------ INPUT ------

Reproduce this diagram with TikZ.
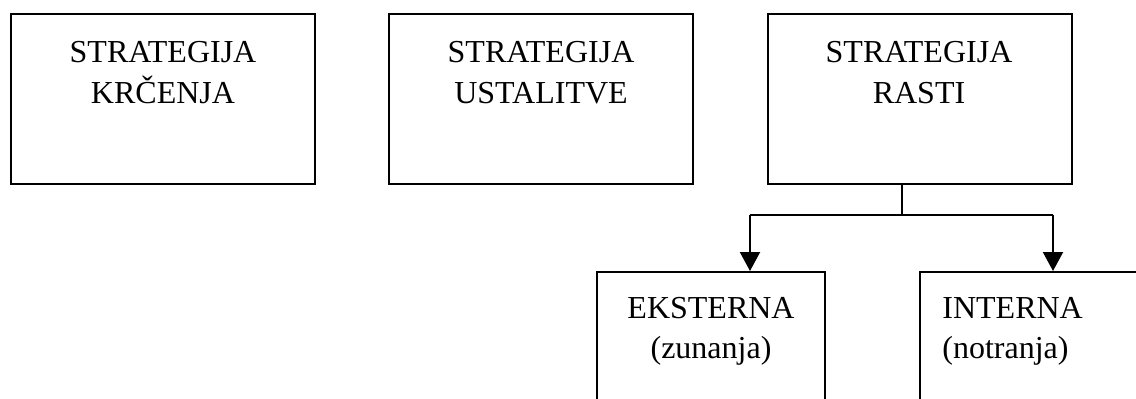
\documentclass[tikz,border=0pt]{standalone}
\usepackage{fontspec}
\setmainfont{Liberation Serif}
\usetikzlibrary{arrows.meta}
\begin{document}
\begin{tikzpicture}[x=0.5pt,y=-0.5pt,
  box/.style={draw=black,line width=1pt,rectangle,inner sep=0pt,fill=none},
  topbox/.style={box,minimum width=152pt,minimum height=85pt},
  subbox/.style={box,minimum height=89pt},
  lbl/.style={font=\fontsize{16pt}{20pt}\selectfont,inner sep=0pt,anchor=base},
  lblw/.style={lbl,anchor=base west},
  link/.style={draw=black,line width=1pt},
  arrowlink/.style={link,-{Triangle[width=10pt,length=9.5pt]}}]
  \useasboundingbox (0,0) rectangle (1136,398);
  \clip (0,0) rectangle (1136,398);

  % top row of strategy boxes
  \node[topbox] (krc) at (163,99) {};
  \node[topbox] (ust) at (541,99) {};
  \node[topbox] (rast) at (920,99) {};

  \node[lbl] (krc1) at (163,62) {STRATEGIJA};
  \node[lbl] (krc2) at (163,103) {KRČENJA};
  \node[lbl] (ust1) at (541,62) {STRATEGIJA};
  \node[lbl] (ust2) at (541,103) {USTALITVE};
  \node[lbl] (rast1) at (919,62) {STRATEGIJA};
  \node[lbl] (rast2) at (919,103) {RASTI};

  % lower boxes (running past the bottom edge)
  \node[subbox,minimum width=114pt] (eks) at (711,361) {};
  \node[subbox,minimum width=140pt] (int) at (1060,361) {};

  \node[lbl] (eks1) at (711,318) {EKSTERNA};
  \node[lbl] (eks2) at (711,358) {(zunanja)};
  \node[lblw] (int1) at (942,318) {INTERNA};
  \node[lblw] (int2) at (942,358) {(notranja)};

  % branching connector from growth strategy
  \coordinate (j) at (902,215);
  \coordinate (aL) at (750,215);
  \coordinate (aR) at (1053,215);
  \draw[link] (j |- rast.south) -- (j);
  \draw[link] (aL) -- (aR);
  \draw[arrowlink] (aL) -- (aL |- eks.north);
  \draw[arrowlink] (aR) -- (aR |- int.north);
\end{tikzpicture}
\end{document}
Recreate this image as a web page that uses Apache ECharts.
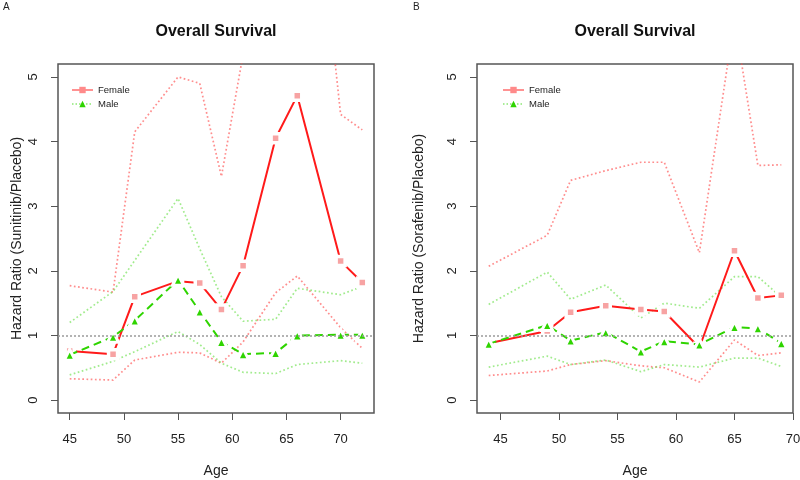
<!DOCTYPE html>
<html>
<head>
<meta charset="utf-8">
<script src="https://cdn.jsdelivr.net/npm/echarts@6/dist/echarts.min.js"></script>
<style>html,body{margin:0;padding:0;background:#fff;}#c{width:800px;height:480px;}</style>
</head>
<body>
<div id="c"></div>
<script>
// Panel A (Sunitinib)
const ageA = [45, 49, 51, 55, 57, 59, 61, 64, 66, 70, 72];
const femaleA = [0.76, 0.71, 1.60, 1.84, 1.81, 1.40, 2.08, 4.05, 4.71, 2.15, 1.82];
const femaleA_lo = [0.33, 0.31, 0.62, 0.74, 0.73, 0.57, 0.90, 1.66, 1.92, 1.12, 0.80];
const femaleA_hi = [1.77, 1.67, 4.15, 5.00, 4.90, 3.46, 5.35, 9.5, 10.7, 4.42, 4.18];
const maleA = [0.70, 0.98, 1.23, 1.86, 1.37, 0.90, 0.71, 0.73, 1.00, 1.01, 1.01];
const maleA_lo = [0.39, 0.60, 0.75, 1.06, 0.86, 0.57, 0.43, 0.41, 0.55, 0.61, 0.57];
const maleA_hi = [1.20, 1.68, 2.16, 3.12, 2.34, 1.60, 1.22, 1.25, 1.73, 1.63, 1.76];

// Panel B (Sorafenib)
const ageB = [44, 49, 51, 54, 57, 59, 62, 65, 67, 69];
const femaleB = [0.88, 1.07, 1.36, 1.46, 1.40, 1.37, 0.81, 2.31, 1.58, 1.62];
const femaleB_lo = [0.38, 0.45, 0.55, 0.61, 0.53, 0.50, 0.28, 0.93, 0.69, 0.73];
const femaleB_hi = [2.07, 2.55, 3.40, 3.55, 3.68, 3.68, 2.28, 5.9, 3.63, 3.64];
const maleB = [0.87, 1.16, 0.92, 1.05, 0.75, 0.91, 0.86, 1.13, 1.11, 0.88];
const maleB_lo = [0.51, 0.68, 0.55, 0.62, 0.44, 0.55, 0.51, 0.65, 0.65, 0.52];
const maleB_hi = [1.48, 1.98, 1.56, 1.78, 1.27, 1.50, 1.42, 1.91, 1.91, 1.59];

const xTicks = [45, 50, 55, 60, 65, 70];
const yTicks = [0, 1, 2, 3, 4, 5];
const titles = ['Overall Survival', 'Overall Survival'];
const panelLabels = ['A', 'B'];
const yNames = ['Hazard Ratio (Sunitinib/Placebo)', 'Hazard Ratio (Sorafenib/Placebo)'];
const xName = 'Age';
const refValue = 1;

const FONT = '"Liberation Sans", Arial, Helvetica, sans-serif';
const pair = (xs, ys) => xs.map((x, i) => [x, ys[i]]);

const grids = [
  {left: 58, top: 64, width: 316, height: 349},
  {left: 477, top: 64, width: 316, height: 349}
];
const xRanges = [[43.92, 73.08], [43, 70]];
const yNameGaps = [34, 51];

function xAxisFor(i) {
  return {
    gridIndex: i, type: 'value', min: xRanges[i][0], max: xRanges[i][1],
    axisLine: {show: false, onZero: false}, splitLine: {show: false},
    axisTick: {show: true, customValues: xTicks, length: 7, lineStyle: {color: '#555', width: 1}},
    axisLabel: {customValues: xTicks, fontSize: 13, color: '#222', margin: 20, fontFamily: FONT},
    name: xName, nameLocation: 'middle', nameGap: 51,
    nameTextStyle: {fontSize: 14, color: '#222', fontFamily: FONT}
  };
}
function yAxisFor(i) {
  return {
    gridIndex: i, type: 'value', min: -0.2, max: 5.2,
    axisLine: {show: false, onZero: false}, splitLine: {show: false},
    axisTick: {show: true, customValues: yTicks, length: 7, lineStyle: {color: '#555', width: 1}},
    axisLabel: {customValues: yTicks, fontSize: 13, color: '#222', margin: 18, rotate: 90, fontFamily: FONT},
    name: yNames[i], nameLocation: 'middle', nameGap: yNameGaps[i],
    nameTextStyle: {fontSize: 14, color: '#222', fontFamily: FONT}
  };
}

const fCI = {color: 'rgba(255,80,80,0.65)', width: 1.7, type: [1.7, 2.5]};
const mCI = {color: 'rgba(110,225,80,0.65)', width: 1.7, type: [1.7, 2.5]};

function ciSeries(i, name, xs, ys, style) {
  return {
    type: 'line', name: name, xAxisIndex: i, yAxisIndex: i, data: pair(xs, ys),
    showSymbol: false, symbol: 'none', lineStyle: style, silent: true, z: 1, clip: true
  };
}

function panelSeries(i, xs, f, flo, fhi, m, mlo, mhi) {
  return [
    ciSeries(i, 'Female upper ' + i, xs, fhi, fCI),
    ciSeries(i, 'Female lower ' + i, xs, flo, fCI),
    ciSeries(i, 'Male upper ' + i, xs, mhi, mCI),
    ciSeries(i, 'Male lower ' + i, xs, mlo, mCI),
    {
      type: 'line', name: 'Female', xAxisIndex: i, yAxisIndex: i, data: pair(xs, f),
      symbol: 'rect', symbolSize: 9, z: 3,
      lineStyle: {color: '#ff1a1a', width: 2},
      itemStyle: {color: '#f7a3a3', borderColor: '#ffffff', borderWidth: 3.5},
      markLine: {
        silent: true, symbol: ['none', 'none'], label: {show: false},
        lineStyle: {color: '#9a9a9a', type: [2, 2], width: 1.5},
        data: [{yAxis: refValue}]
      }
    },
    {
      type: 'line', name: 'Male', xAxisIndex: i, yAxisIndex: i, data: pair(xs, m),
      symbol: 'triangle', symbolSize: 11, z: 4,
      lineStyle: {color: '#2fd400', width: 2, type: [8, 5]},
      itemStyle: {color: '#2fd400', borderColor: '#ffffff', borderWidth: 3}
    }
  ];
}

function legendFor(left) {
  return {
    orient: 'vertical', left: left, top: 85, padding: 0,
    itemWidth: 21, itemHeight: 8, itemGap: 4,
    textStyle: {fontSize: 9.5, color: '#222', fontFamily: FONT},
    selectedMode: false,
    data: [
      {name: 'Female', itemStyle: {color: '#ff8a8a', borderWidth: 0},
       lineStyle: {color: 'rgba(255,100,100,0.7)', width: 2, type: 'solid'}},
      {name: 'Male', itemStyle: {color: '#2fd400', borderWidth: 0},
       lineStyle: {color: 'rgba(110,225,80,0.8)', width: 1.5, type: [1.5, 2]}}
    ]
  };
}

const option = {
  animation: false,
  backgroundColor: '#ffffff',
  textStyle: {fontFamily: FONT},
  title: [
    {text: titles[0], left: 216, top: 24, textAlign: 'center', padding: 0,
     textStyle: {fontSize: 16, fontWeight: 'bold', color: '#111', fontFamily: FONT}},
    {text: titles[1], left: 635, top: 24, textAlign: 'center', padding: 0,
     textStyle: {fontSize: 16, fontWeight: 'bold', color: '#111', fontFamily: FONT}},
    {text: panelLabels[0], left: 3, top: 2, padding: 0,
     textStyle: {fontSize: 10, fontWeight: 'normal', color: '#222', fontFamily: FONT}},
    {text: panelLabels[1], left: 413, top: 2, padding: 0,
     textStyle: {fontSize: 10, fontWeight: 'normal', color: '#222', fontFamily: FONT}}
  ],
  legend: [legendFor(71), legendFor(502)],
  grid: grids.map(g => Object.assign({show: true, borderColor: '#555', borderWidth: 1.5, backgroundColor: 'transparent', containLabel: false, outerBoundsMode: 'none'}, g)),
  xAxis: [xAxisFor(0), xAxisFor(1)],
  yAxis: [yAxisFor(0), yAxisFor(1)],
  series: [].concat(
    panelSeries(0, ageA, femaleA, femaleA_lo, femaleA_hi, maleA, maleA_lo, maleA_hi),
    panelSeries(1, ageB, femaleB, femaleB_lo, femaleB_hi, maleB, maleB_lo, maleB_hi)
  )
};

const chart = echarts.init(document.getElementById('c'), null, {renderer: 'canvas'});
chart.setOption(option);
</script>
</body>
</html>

------

◆ WORK REQUIRED: Repeat only the lines running from "Recreate this image" to "1.73, 1.63, 1.76];", ends included, and leave the pictures out.

◆ OUTPUT BELOW:
Recreate this image as a web page that uses Apache ECharts.
<!DOCTYPE html>
<html>
<head>
<meta charset="utf-8">
<script src="https://cdn.jsdelivr.net/npm/echarts@6/dist/echarts.min.js"></script>
<style>html,body{margin:0;padding:0;background:#fff;}#c{width:800px;height:480px;}</style>
</head>
<body>
<div id="c"></div>
<script>
// Panel A (Sunitinib)
const ageA = [45, 49, 51, 55, 57, 59, 61, 64, 66, 70, 72];
const femaleA = [0.76, 0.71, 1.60, 1.84, 1.81, 1.40, 2.08, 4.05, 4.71, 2.15, 1.82];
const femaleA_lo = [0.33, 0.31, 0.62, 0.74, 0.73, 0.57, 0.90, 1.66, 1.92, 1.12, 0.80];
const femaleA_hi = [1.77, 1.67, 4.15, 5.00, 4.90, 3.46, 5.35, 9.5, 10.7, 4.42, 4.18];
const maleA = [0.70, 0.98, 1.23, 1.86, 1.37, 0.90, 0.71, 0.73, 1.00, 1.01, 1.01];
const maleA_lo = [0.39, 0.60, 0.75, 1.06, 0.86, 0.57, 0.43, 0.41, 0.55, 0.61, 0.57];
const maleA_hi = [1.20, 1.68, 2.16, 3.12, 2.34, 1.60, 1.22, 1.25, 1.73, 1.63, 1.76];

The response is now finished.